PROMPT. Leave out the pictures, and write out exactly the lines from the beginning of the material to the line holding "import matplotlib.transforms as mtransforms", that line included, and nothing else.

________________________________________

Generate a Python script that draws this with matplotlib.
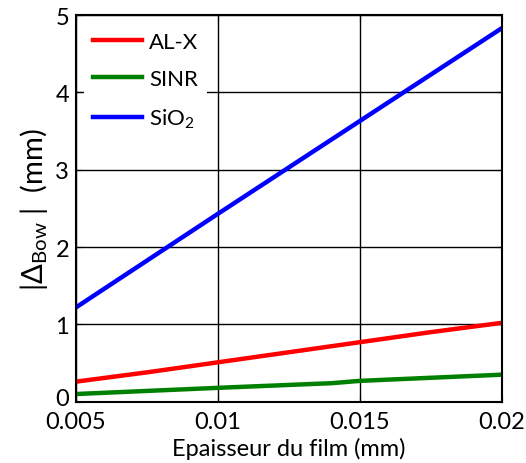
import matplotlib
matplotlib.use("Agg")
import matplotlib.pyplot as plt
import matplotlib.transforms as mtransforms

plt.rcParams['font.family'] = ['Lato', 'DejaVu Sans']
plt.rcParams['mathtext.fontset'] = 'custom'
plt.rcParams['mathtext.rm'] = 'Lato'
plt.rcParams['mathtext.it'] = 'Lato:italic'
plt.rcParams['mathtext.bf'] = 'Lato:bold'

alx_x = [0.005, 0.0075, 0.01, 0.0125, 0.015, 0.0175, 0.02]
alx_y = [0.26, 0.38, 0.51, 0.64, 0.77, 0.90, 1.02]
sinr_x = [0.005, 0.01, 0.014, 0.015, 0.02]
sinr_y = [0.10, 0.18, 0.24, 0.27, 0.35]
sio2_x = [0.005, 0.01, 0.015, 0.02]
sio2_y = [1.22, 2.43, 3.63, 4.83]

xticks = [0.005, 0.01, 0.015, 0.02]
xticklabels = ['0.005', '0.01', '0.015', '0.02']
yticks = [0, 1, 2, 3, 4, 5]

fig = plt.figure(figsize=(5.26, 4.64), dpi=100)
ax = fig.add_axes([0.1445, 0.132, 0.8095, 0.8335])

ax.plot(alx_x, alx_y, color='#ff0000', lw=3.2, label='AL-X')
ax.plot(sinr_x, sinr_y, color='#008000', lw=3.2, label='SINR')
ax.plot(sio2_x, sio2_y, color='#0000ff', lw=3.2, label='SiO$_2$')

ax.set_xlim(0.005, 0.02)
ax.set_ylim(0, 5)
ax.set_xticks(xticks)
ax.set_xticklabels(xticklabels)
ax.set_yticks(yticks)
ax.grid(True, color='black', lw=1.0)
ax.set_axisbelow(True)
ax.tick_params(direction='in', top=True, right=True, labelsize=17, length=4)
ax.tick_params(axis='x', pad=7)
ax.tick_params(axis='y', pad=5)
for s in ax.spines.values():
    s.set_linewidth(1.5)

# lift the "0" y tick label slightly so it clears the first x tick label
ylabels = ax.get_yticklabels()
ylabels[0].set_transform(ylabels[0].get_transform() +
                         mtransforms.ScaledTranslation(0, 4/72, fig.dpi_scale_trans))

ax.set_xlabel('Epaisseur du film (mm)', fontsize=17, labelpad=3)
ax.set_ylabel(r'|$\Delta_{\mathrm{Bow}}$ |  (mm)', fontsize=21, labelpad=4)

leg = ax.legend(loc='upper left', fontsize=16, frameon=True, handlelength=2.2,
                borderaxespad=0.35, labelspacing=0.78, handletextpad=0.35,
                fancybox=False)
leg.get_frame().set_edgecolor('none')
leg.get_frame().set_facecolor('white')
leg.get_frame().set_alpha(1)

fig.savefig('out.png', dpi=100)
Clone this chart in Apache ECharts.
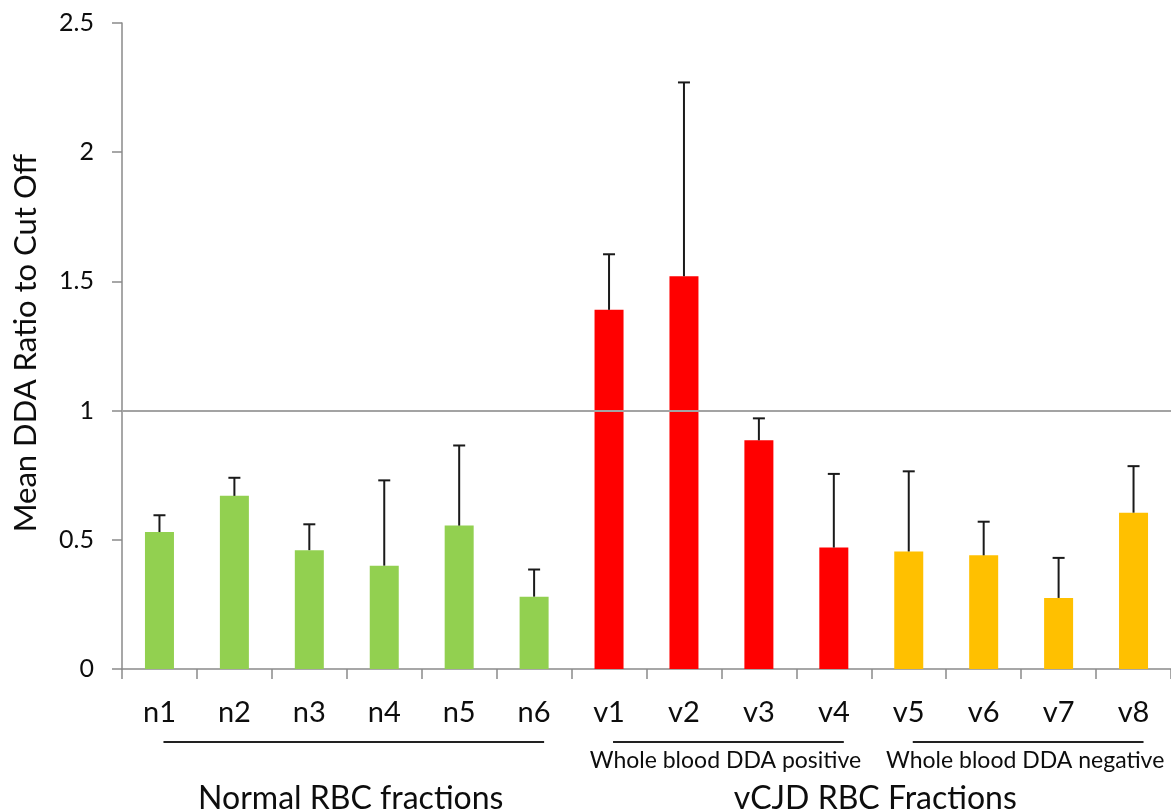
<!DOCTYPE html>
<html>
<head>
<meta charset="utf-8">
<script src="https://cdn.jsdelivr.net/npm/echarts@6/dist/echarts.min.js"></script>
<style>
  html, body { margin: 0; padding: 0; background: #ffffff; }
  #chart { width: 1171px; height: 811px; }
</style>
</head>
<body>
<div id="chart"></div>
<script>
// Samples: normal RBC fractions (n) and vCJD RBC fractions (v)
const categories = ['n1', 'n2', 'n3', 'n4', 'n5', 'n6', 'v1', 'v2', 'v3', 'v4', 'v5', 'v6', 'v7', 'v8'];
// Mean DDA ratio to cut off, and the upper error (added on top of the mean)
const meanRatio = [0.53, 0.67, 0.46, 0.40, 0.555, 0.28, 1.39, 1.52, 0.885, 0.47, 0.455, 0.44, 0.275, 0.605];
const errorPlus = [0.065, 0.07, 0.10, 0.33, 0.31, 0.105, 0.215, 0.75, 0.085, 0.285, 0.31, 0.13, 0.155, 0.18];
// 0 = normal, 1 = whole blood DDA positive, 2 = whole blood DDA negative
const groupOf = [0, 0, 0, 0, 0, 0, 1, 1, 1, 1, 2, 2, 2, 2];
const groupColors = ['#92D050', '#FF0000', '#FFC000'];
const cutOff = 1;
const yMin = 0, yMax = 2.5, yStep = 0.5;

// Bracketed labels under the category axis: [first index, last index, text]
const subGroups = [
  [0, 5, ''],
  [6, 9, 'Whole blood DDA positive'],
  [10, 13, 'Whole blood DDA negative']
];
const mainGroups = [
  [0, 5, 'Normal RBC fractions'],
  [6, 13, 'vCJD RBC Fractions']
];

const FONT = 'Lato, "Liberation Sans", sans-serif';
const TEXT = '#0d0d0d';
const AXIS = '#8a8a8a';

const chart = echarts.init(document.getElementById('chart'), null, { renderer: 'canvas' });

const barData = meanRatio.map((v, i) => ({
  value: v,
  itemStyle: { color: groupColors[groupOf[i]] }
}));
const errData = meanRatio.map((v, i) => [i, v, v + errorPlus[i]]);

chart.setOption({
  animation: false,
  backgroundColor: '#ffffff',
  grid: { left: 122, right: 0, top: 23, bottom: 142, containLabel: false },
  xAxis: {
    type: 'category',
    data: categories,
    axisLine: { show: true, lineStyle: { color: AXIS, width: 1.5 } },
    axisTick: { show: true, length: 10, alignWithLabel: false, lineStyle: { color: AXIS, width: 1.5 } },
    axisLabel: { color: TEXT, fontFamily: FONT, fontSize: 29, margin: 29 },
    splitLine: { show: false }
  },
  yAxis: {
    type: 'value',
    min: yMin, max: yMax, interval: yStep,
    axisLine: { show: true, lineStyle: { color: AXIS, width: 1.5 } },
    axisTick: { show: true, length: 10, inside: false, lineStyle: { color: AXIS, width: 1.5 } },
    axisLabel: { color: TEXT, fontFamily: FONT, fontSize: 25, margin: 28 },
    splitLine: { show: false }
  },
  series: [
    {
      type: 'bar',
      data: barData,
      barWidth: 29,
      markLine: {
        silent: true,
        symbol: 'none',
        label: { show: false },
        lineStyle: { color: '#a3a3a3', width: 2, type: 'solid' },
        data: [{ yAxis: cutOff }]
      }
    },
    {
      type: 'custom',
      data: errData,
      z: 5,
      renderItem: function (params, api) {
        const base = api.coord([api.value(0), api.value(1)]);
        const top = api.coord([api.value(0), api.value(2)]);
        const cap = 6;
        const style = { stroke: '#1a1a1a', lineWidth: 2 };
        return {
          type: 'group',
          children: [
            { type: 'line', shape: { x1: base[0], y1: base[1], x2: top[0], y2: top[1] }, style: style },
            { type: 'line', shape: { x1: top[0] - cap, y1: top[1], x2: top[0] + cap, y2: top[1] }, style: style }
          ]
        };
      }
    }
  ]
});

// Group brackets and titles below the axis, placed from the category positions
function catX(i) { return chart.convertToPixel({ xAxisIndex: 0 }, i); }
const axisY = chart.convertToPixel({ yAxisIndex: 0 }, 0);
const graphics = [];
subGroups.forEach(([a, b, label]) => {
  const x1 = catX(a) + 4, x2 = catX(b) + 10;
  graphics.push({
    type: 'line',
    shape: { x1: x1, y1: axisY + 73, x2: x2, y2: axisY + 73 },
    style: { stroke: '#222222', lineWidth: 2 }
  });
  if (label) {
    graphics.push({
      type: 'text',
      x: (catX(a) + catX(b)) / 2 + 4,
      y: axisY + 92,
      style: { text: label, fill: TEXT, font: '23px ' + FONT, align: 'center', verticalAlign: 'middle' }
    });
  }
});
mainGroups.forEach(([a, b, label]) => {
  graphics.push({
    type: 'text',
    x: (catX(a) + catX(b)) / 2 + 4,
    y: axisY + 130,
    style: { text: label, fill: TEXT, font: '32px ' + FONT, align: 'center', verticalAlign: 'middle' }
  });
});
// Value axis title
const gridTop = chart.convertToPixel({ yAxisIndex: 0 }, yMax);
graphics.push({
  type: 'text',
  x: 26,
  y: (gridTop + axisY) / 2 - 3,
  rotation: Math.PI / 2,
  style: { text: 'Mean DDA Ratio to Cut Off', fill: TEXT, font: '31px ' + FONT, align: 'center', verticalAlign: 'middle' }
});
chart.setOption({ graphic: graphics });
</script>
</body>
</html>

________________________________________

OUTPUT BELOW.
Generate a Python script that draws this with matplotlib.
import matplotlib
matplotlib.use("Agg")
import matplotlib.pyplot as plt
import matplotlib.transforms as mtransforms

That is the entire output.